I turned 25 last year, which in the highly mathematical and calculating eyes of the US insurance industry meant that I had suddenly matured into a much more responsible driver than I was at 24 years and 364 days of age. As a result, I expected my insurance rates to go down. Imagine my surprise when my insurance renewal notice from GEICO actually quoted a $50 increase in my insurance rates. To me, this was a clear signal that it was time to switch companies.
Typically, I score really high on brand loyalty. I tend to stick with a brand for as long as possible, unless they really mess up. This qualified as a major mess up. As a result, I started shopping for insurance quotes.
Two companies that quoted me significantly lower rates (30%–40% lower) were Progressive and Allstate. Both had an optional programme that could give me further discounts based on my consenting to the companies tracking my driving habits. Now, I am a careful driver – I hardly ever accelerate hard. I hate using the brakes at all – I prefer to control my speed mostly using my engine and careful planning except in the case of an emergency. As a result, the prospect of an additional 30% discount seemed like a sweet deal. Of course, I have my concerns with companies tracking my habits, of the security practices (or lack thereof) at these companies. Allstate required persistent tracking, Progressive kind of stops tracking after six months or so. Therefore, Progressive it was.

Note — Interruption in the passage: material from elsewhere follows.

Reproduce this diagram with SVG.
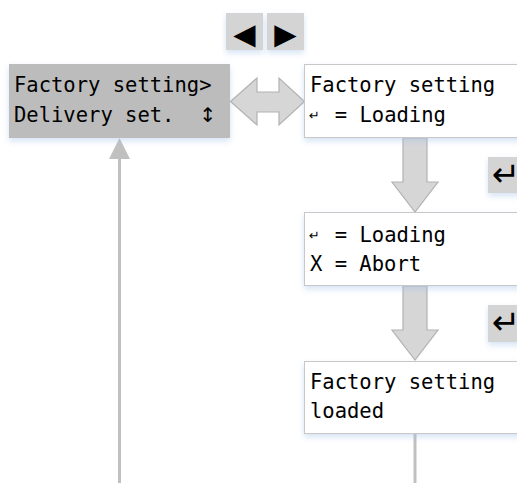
<svg xmlns="http://www.w3.org/2000/svg" width="517" height="483" viewBox="0 0 517 483">
  <defs>
    <filter id="sh" x="-10%" y="-20%" width="120%" height="160%">
      <feDropShadow dx="0" dy="3" stdDeviation="3" flood-color="#9fbfe6" flood-opacity="0.45"/>
    </filter>
    <style>
      .mono { font-family: "DejaVu Sans Mono", "Liberation Mono", monospace; font-size: 20.5px; fill: #000; }
      .small { font-family: "DejaVu Sans", sans-serif; font-size: 13px; fill: #000; }
      .box { fill: #ffffff; stroke: #c8c8c8; stroke-width: 1; }
      .btn { fill: #d4d4d4; }
      .bigarrow { fill: #d6d6d6; stroke: #b2b2b2; stroke-width: 1.2; }
      .line { stroke: #c0c0c0; stroke-width: 3; fill: none; }
      .sym { font-family: "DejaVu Sans", sans-serif; fill: #000; }
    </style>
  </defs>
  <rect width="517" height="483" fill="#ffffff"/>

  <g id="connectors">
    <line class="line" x1="119.5" y1="483" x2="119.5" y2="156"/>
    <polygon points="109,159 130,159 119.5,138" fill="#c0c0c0"/>
    <line class="line" x1="415" y1="434" x2="415" y2="483"/>
    <polygon class="bigarrow" points="230.5,101.5 257,78 257,92 279,92 279,78 304.5,101.5 279,125 279,112 257,112 257,125"/>
    <polygon class="bigarrow" points="403,138 427,138 427,182 438,182 415,212 392,182 403,182"/>
    <polygon class="bigarrow" points="403,286 427,286 427,330 438,330 415,360 392,330 403,330"/>
  </g>

  <g id="nav-buttons">
    <rect class="btn" x="226" y="13" width="37" height="37" filter="url(#sh)"/>
    <rect class="btn" x="267" y="13" width="37" height="37" filter="url(#sh)"/>
    <text class="sym" x="244.5" y="44" font-size="29" text-anchor="middle">◀</text>
    <text class="sym" x="285.5" y="44" font-size="29" text-anchor="middle">▶</text>
  </g>

  <g id="menu-node">
    <rect x="9" y="64" width="221" height="74" fill="#bcbcbc" filter="url(#sh)"/>
    <text class="mono" x="14" y="92">Factory setting&gt;</text>
    <text class="mono" x="14" y="122">Delivery set.</text>
    <text class="sym" x="208" y="122" font-size="20" text-anchor="middle">↕</text>
  </g>

  <g id="factory-node">
    <rect class="box" x="304.5" y="64.5" width="230" height="73" filter="url(#sh)"/>
    <text class="mono" x="310" y="92">Factory setting</text>
    <text class="small" x="309" y="120">↵</text>
    <text class="mono" x="334.8" y="122">= Loading</text>
  </g>

  <g id="enter-btn-1">
    <rect class="btn" x="488" y="157" width="40" height="36" filter="url(#sh)"/>
    <text class="sym" x="492" y="186" font-size="34">↵</text>
  </g>

  <g id="confirm-node">
    <rect class="box" x="304.5" y="212.5" width="230" height="73" filter="url(#sh)"/>
    <text class="small" x="309" y="240">↵</text>
    <text class="mono" x="334.8" y="242">= Loading</text>
    <text class="mono" x="310" y="271">X = Abort</text>
  </g>

  <g id="enter-btn-2">
    <rect class="btn" x="488" y="305" width="40" height="37" filter="url(#sh)"/>
    <text class="sym" x="492" y="334" font-size="34">↵</text>
  </g>

  <g id="loaded-node">
    <rect class="box" x="304.5" y="361.5" width="230" height="72" filter="url(#sh)"/>
    <text class="mono" x="310" y="389">Factory setting</text>
    <text class="mono" x="310" y="418">loaded</text>
  </g>
</svg>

The Snapshot device is a simple OBD2 adapter that plugs in to the OBD2 port in my car. It is small and unobtrusive. The only thing that alerts me to its presence is the three beeps when I start my car. Unfortunately, that is where the praise stops and the annoyances begin.
The very premise of these tracking systems is that bad drivers will tend to follow practices that will result in them braking hard. Therefore, these devices penalize hard braking above everything else, and let you know through a very annoying beep. Having spoken to a friend who was enrolled in Snapshot, I had the impression that the device requires a rather gentle touch on the brakes, so that meant really careful driving. However, I soon found out that my normal driving was well within the device parameters and never triggered the device; this reinforces my notion that Americans don’t know to drive. The proliferation of the automatic transmission has resulted in a generation of people who don’t listen to or feel their cars, and people who jackrabbit on a regular basis.

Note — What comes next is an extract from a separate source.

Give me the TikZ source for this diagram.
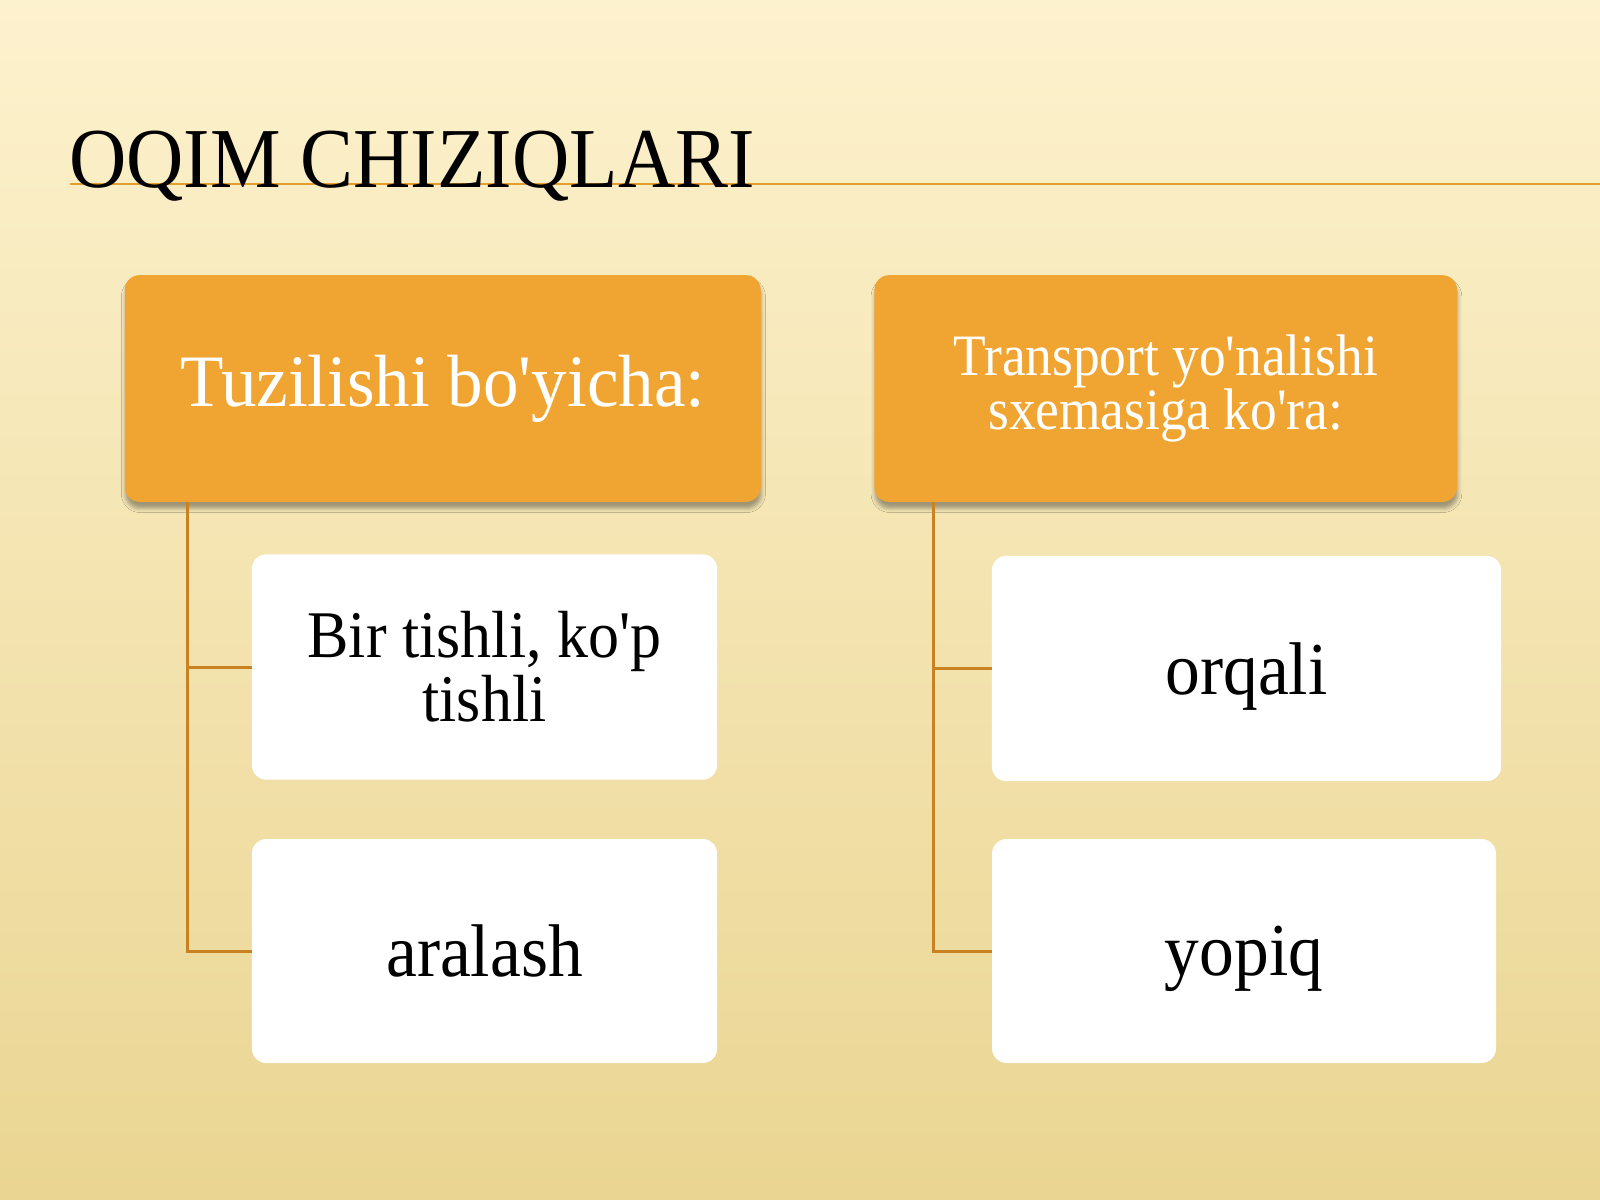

However, the premise of penalizing hard brakes is fundamentally broken. As a careful driver, I would never brake hard unless I had to avoid an emergency, such as a child running out on the street in front of me, or a drunk man making a sudden dash, or the traffic light changing from green to yellow when I’m less than 30 m from the light. Having a device beep and inform me that money is going out of my pocket while I’m still trying to avoid an emergency situation is a very bad idea. The device further compounds this foolish UX with a very bad engineering decision to somehow not account for a noisy input. Case in point, a woman walks onto the street, resulting in my braking. Not very hard, but harder than I usually would. This triggers those annoying money out of pocket beeps, but when I get home and check, the single braking event has been counted as two separate events and has resulted in $12 out of my pocket.
For a moment, think of the implications of such a bad design. Now, whenever I have a situation that may not necessarily be an emergency, my instinct is to not brake because the stupid device takes money away for doing the right thing. Light changes to yellow, try to go through it because braking before the stop light will cost me money. Pedestrian at the crossing, be aggressive and they won’t actually be dumb enough to step out in front of the car.
Obviously, I don’t indulge in such behaviour, but my point is that I’m inclined to. Just a few days ago, the traffic light changed from green to yellow, and I braked from 45 mph to a stop in around 50 m. Not unsafe by any stretch of the imagination, but a hard brake, and essential, because the light had turned red before I reached it. That one event counted as three trips of the idiotic non-hysteresis measuring algorithm employed by the retarded coders at Progressive or their subcontractors; that is serious coin out of my pocket. What should I do the next time the light turns yellow and I’m travelling at 45 mph? Should I stop and definitely have money out of my pocket, or should I barrel right through if there is no police officer at the scene? I know the answer, but I’m not sure if the average motorist will stop.
The Snapshot device has made driving hell. Instead of concentrating on being a safe driver and shooting for fuel economy second, I feel my focus shifting to avoiding braking first. That is a dangerous thing for a driver.
So, should you enrol in the Snapshot programme? Well, it depends. If you are the kind of driver that drives for long distances, and brakes hard, don’t go for it. If you are a careful driver, and like me you drive really low miles, you may want to consider the potential of a 30% discount in your insurance rates against the potential headaches of having a nagging device in your car, that like most other naggers, tends to nag right when it is most inconvenient. You may also want to consider the privacy and security risks of having an internet connected device connected without a firewall to the CAN bus – a network that was designed without any security considerations whatsoever.
In my case, I had an initial discount of 27% which dropped to 24% after the red light incident. If this discount holds, I’d say, ‘not a bad deal.’